Another large wetland area became Los Angeles and Long Beach Harbors, two of the busiest, and most polluted, ports in the entire world.

Our natural watershed can't provide sufficient water for the population here. Read Revisiting ‘toilet to tap’ to learn how the Hyperion water treatment plant below provides recycled water to the beach cities. In the picture below, you can see some of the water that the Hyperion plant releases into the Santa Monica Bay. What you can't see is that treated waste water is also pumped into the aquifers from which part of my tap water is derived.

But even recycling can't provide enough. We have to look much further to meet our voracious appetite for water. Some of it comes from the Colorado river even though we are hundreds of miles from the natural Colorado river watershed pictured below. In fact, the Colorado River no longer flows to the sea. All of the water is used and reused until the river disappears in the desert.

This favorite campsite is near the confluence of the Green and Yampa rivers, in Dinosaur National Monument. A few miles downstream, they will join the Colorado river.

In the morning, we rode our mountain bikes on a jeep track along the Yampa Bench overlooking the Yampa river.

On another trip, we visited Black Canyon of the Gunnison, also in the Colorado river watershed.
The Colorado river is a shared resource. We cannot take enough from it to satisfy our needs. We also tap the Owens valley watershed picture below. The extent of Mono lake used to be much bigger and this valley used to be much greener.

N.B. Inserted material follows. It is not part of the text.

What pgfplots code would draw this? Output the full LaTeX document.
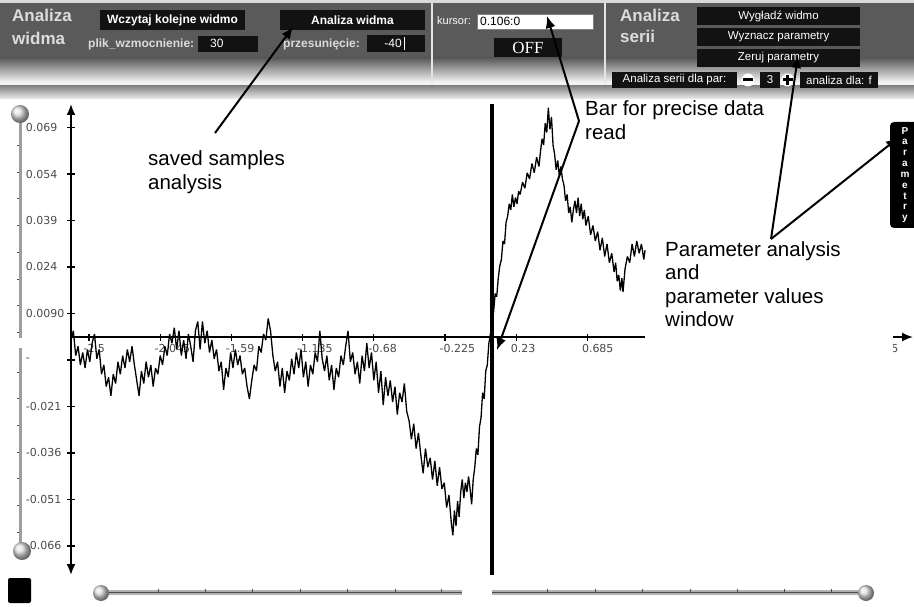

See the dust devil below from June 2007? Los Angeles lost a lawsuit because it diverted so much water from Mono Lake, that dust storms became common. This created unhealthful air quality for the people living in the Owens valley.

Los Angeles did not live up to its past agreements. The water line agreed upon in a court settlement in 1994 is here. Doesn't look very wet here at all.

All of these tufa formations used to be underwater. If the agreement above were honored, many of them would be underwater again.

I walked my neighborhood today to show you my watershed up close. Our household sewage goes here. Note that I live in an urban infill townhouse. Two identical townhouses share a single lot, hence the two sewer lines.

Storm runoff goes into a separate system which flows, untreated, into the ocean. Here is our backyard storm drain.

The storm drain in the front driveway.

The storm drain by the street. Note the graphic reminding us not to dump nasty things into the drain.

A sign at the park tried to educate the populace.

Some of the storm drains are above ground and attract wildlife.

This ersatz creek flows into Polliwog Lake. Note that our recent rainfall caused the lake to overflow its concrete banks. The benches are not normally in the water.

It is a sad fact that, around here, only low-lying areas are turned into parks. But at least Polliwog is a very attractive park. This catchment basin is not as attractive.

It all ends up here. Read the environmental scorecard for the beaches.

Or maybe it all ends up here, in the clouds. The airshed is connected to the watershed... (sung to the tune of the funny bone song)

Which then rains back down. And so it goes ad infinitum. The global watershed is all connected. Take good care of your watershed.


  1. Thanks for the summary of California's water problem, at least as it relates to us in the South Bay.

    BTW, that sign at Mono Lake is marking the water level that was decided in the 1994 California Supreme Court decision to restore the lake and "prevent future degradation of resources." It is a level they are aiming for, not a level they have reached obviously. The lake had gotten so low that it will take years to restore it to that level which is still not the highest level the lake has ever been. The two really wet years we've had (before last year's dry year) have gone a long way to bring the water level up at the lake which cheered up everybody on the Mono Lake Committee. The lake has risen 8.5 feet since the decision but they have 7.9 feet to go. You can read all about it at:

  2. I came across your blog researching for watersheds and found your entry very comprehensible and informative. We need more people to look in their backyard and see what they find!